Читая это исповедание верности христианству, не следует, однако, забывать, что христианство последних веков, «которое мы все знаем по разным катехизисам», Соловьев тут же называет «односторонним, недостаточно выраженным» и даже «мнимым», а к настоящему моменту «разрушенным» в сознании общества. И продолжает: «…пришло время восстановить истинное. Предстоит задача: ввести вечное содержание христианства в новую соответствующую ему, т.е. разумную безусловно, форму»[69].

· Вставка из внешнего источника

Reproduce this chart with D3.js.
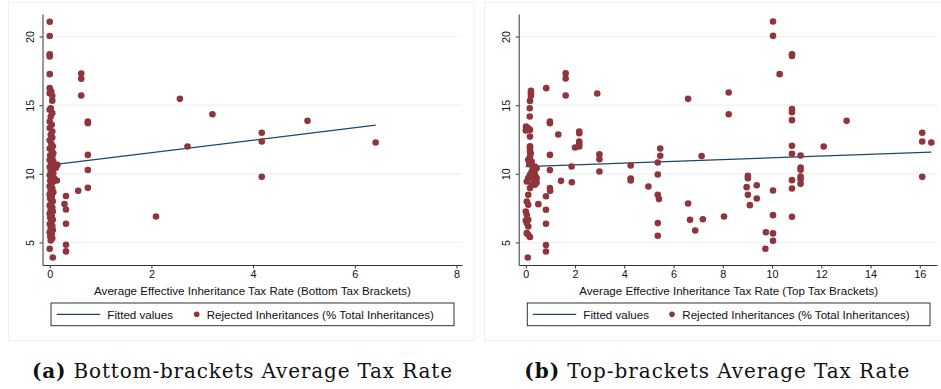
<!DOCTYPE html>
<html><head><meta charset="utf-8">
<script src="https://cdn.jsdelivr.net/npm/d3@7"></script>
<style>
body{margin:0;background:#fff;}
svg{display:block;font-family:"Liberation Sans",Arial,sans-serif;}
</style></head>
<body><svg id="c" width="941" height="389"></svg>
<script>
// ---------- data ----------
const yTicks = [5, 10, 15, 20];
const xTicksBottom = [0, 2, 4, 6, 8];
const xTicksTop = [0, 2, 4, 6, 8, 10, 12, 14, 16];
const xTitleBottom = "Average Effective Inheritance Tax Rate (Bottom Tax Brackets)";
const xTitleTop = "Average Effective Inheritance Tax Rate (Top Tax Brackets)";
const legendLabels = ["Fitted values", "Rejected Inheritances (% Total Inheritances)"];
const captionBottom = ["(a)", " Bottom-brackets Average Tax Rate"];
const captionTop = ["(b)", " Top-brackets Average Tax Rate"];

// Panel (a): [tax rate bottom brackets, rejected %]
const rejectedBottom = [
 [0.00,21.08],[0.00,20.04],[0.00,18.71],[0.00,18.55],[0.00,17.26],
 [0.00,16.24],[0.03,15.99],[0.00,15.87],[0.05,15.68],[0.05,15.33],[0.02,14.78],[0.00,14.66],
 [0.05,14.42],[0.02,14.17],[0.00,13.81],[0.04,13.57],[0.00,13.33],[0.05,13.08],[0.02,12.84],
 [0.05,12.64],[0.00,12.45],[0.03,12.20],[0.06,12.00],[0.00,11.85],[0.04,11.70],[0.07,11.50],
 [0.01,11.35],[0.05,11.20],[0.00,11.00],[0.07,10.90],[0.03,10.75],[0.15,10.65],[0.08,10.60],
 [0.00,10.50],[0.12,10.45],[0.05,10.35],[0.02,10.20],[0.07,10.05],[0.00,9.90],[0.04,9.75],
 [0.09,9.65],[0.14,9.51],[0.01,9.50],[0.06,9.40],[0.03,9.25],[0.00,9.10],[0.05,8.95],
 [0.02,8.80],[0.07,8.65],[0.00,8.50],[0.04,8.35],[0.01,8.20],[0.06,8.00],[0.03,7.85],
 [0.00,7.70],[0.05,7.55],[0.02,7.40],[0.06,7.25],[0.00,7.10],[0.04,6.95],[0.01,6.80],
 [0.06,6.65],[0.03,6.50],[0.00,6.35],[0.05,6.20],[0.02,6.05],[0.06,5.90],[0.00,5.75],
 [0.04,5.60],[0.01,5.45],[0.05,5.30],[0.02,5.15],[0.00,4.54],[0.06,3.91],
 [0.62,17.30],[0.62,16.92],[0.62,15.70],[0.75,13.80],[0.75,13.69],[0.75,11.38],[0.75,10.28],
 [0.75,8.98],[0.56,8.77],[0.32,8.38],[0.29,7.80],[0.32,7.40],[0.32,6.36],[0.32,4.84],[0.32,4.35],
 [2.09,6.89],[2.56,15.46],[2.71,11.99],[3.20,14.34],[4.17,12.99],[4.17,12.35],[4.17,9.78],
 [5.07,13.86],[6.41,12.28]
];
const fitBottomX = [0.00, 6.41];
const fitBottomY = [10.64, 13.54];

// Panel (b): [tax rate top brackets, rejected %]
const rejectedTop = [
 [0.21,16.04],[0.21,15.87],[0.21,15.68],[0.17,15.31],[0.16,14.78],[0.16,14.17],[0.01,13.44],
 [0.10,13.32],[0.17,13.20],[0.00,13.15],[0.17,12.71],[0.17,12.00],[0.17,11.87],[0.17,11.62],
 [0.20,11.50],[0.17,11.26],[0.10,11.02],[0.24,10.90],[0.14,10.70],[0.37,10.53],[0.30,10.41],
 [0.44,10.41],[0.35,10.20],[0.24,10.17],[0.27,10.00],[0.37,9.93],[0.17,9.93],[0.10,9.69],
 [0.31,9.60],[0.44,9.69],[0.04,9.44],[0.44,9.35],[0.24,9.20],[0.37,9.20],[0.17,8.96],
 [0.10,8.47],[0.04,7.98],[0.10,7.74],[0.00,7.26],[0.04,7.02],[0.10,6.65],[0.00,6.60],
 [0.04,6.41],[0.10,6.16],[0.04,5.68],[0.10,5.56],[0.17,5.40],[0.08,3.91],
 [0.83,16.24],[0.98,13.81],[0.98,13.69],[1.32,12.86],[0.98,11.38],[0.98,10.27],[0.98,8.96],
 [0.99,8.76],[0.82,8.37],[0.82,7.38],[0.82,6.36],[0.82,4.81],[0.82,4.34],[0.51,7.79],
 [1.43,9.49],[1.62,17.33],[1.62,16.94],[1.62,15.70],[1.86,10.53],[1.87,9.39],[2.00,11.92],
 [2.17,13.08],[2.17,12.96],[2.17,12.35],[2.17,12.16],[2.17,11.99],[2.90,15.85],[2.99,11.43],
 [2.99,11.07],[2.99,10.17],[4.26,10.61],[4.26,9.66],[4.26,9.51],[4.98,9.08],[5.46,11.84],
 [5.46,11.31],[5.36,10.83],[5.36,9.95],[5.36,8.47],[5.41,8.16],[5.36,6.41],[5.36,5.49],
 [6.59,15.46],[6.59,7.84],[6.67,6.65],[6.88,5.87],[7.14,11.29],[7.19,6.69],[8.05,6.89],
 [8.24,15.92],[8.24,14.34],[9.02,9.85],[9.02,9.68],[8.97,9.03],[9.02,8.47],[9.10,7.72],
 [9.38,9.17],[9.38,8.20],[9.75,5.75],[9.73,4.54],[10.04,21.09],[10.04,20.05],[10.31,17.26],
 [10.04,8.79],[10.04,6.99],[10.04,5.66],[10.04,5.12],[10.81,18.71],[10.81,18.59],[10.81,14.71],
 [10.81,14.49],[10.81,13.91],[10.81,12.04],[10.81,11.46],[10.81,9.54],[10.81,8.93],[10.81,6.87],
 [11.16,11.33],[11.16,10.46],[11.16,10.29],[11.16,9.81],[11.16,9.61],[11.16,9.27],[12.10,11.99],
 [13.03,13.86],[16.10,12.99],[16.10,12.35],[16.47,12.28],[16.10,9.78]
];
const fitTopX = [0.00, 16.47];
const fitTopY = [10.53, 11.58];

// ---------- styling ----------
const DOT = "#90353b", LINE = "#1a476f", GRID = "#eaf2f3", AXIS = "#333333";
const svg = d3.select("#c");

function panel(o) {
  const g = svg.append("g");
  g.append("rect").attr("x", o.frame[0]).attr("y", o.frame[1])
    .attr("width", o.frame[2]).attr("height", o.frame[3])
    .attr("fill", "#fff").attr("stroke", GRID).attr("stroke-width", 1);

  const x = d3.scaleLinear().domain(o.xDomain).range([o.left, o.right]);
  const y = d3.scaleLinear().domain([3.36, 21.64]).range([265, 14]);

  g.append("g").selectAll("line").data(yTicks).join("line")
    .attr("x1", o.left).attr("x2", o.right)
    .attr("y1", d => y(d)).attr("y2", d => y(d))
    .attr("stroke", GRID).attr("stroke-width", 1.2);

  const ya = g.append("g").attr("transform", `translate(${o.left},0)`)
    .call(d3.axisLeft(y).tickValues(yTicks).tickSize(3).tickPadding(9).tickSizeOuter(0));
  ya.attr("font-family", null);
  ya.select(".domain").attr("stroke", AXIS);
  ya.selectAll(".tick line").attr("stroke", AXIS);
  ya.selectAll(".tick text").attr("font-size", 10.8).attr("fill", "#111")
    .attr("text-anchor", "middle").attr("dy", 0)
    .attr("transform", "translate(-9,0) rotate(-90)")
    .attr("x", 0).attr("y", 0);

  const xa = g.append("g").attr("transform", `translate(0,265)`)
    .call(d3.axisBottom(x).tickValues(o.xTicks).tickSize(3.5).tickPadding(2).tickSizeOuter(0));
  xa.attr("font-family", null);
  xa.select(".domain").attr("stroke", AXIS);
  xa.selectAll(".tick line").attr("stroke", AXIS);
  xa.selectAll(".tick text").attr("font-size", 10.8).attr("fill", "#111");

  g.append("text").attr("x", o.titleX).attr("y", 295).attr("text-anchor", "middle")
    .attr("font-size", 11.6).attr("fill", "#111").text(o.title);

  g.append("path").datum(o.fitX.map((v, i) => [v, o.fitY[i]]))
    .attr("d", d3.line().x(d => x(d[0])).y(d => y(d[1])))
    .attr("stroke", LINE).attr("stroke-width", 1.3).attr("fill", "none");

  g.append("g").selectAll("circle").data(o.pts).join("circle")
    .attr("cx", d => x(d[0])).attr("cy", d => y(d[1])).attr("r", 3.3)
    .attr("fill", DOT);

  const L = o.legend;
  g.append("rect").attr("x", L.x).attr("y", 303).attr("width", L.w).attr("height", 22.7)
    .attr("fill", "#fff").attr("stroke", AXIS).attr("stroke-width", 1);
  g.append("line").attr("x1", L.lineX).attr("x2", L.lineX + 43.5).attr("y1", 314.3).attr("y2", 314.3)
    .attr("stroke", LINE).attr("stroke-width", 1.3);
  g.append("text").attr("x", L.t1).attr("y", 318.5).attr("font-size", 11.6).attr("fill", "#111").text(legendLabels[0]);
  g.append("circle").attr("cx", L.dot).attr("cy", 314.3).attr("r", 2.8).attr("fill", DOT);
  g.append("text").attr("x", L.t2).attr("y", 318.5).attr("font-size", 11.6).attr("fill", "#111").text(legendLabels[1]);

  const cap = svg.append("text").attr("x", o.capX).attr("y", 377.5).attr("text-anchor", "middle")
    .attr("font-family", "DejaVu Serif, Liberation Serif, serif").attr("font-size", 20)
    .attr("fill", "#111").attr("textLength", o.capW).attr("lengthAdjust", "spacing");
  cap.append("tspan").attr("font-weight", "bold").text(o.caption[0]);
  cap.append("tspan").text(o.caption[1]);
}

panel({
  frame: [8.5, 2.5, 465.5, 338], left: 42.5, right: 462, xDomain: [-0.142, 8.108],
  xTicks: xTicksBottom, title: xTitleBottom, titleX: 252.5, pts: rejectedBottom,
  fitX: fitBottomX, fitY: fitBottomY,
  legend: {x: 51, w: 403, lineX: 56.7, t1: 107.3, dot: 196.7, t2: 206.7},
  caption: captionBottom, capX: 242, capW: 420
});
panel({
  frame: [484.7, 2.5, 470, 338], left: 518.7, right: 937, xDomain: [-0.288, 16.70],
  xTicks: xTicksTop, title: xTitleTop, titleX: 728.7, pts: rejectedTop,
  fitX: fitTopX, fitY: fitTopY,
  legend: {x: 527.3, w: 402.7, lineX: 532.7, t1: 583.3, dot: 672, t2: 682.3},
  caption: captionTop, capX: 716.8, capW: 385
});
</script></body></html>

Эта титаническая миссия, взятая на себя юношей, подтолкнула его, после не удовлетворившего его курса богословия в Московской духовной академии, обратиться к герметическим источникам в надежде обрести то, что ему казалось утраченным в историческом христианстве. Этот духовный соблазн вылился, как известно, в полосу мистических созерцаний и переживаний загадочного свойства. Но теперь, после опубликования плода этих видений и инспирированных ими книжных поисков – трактата «La Sophie» («София»), становится ясно, насколько Соловьеву было необходимо включить навеянные ему «откровения» в границы христианства и как он добивался подтверждения этому от своей неведомой «собеседницы».

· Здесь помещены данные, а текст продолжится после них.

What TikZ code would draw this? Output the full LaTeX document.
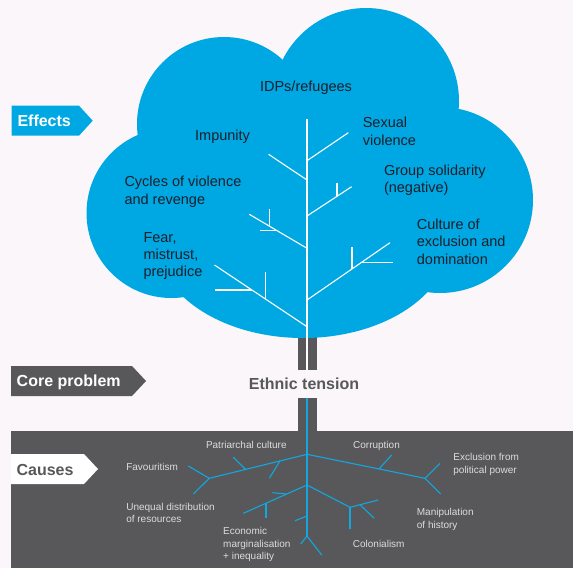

В том самом диалоге с «Софией», который приводит в своей книге Козырев, проходя мимо его надрывного драматизма, Философ (то есть сам Соловьев) волнуем вопросом, не ведут ли ее, «Софии», толкования к отступлению от христианства. «[Философ]: Но прежде чем выслушать твои откровения <…> я хотел бы знать, в каком отношении твое учение находится с верой <…> наших отцов. Является ли вселенская религия, которую ты возвещаешь, христианством в его совершенстве или у нее другое начало?»[70]. Выслушав подозрительно уклончивый ответ, Философ не успокаивается и с удвоенной настойчивостью повторяет: «Я спрашиваю, является ли вселенская религия религией Христа и Апостолов, религией основавшей новый мир и воодушевившей святых и мучеников?»[71].
71
Там же. С. 77. Этот текст отчеркнут в оригинале волнистой линией на полях, видимо, как особо важный.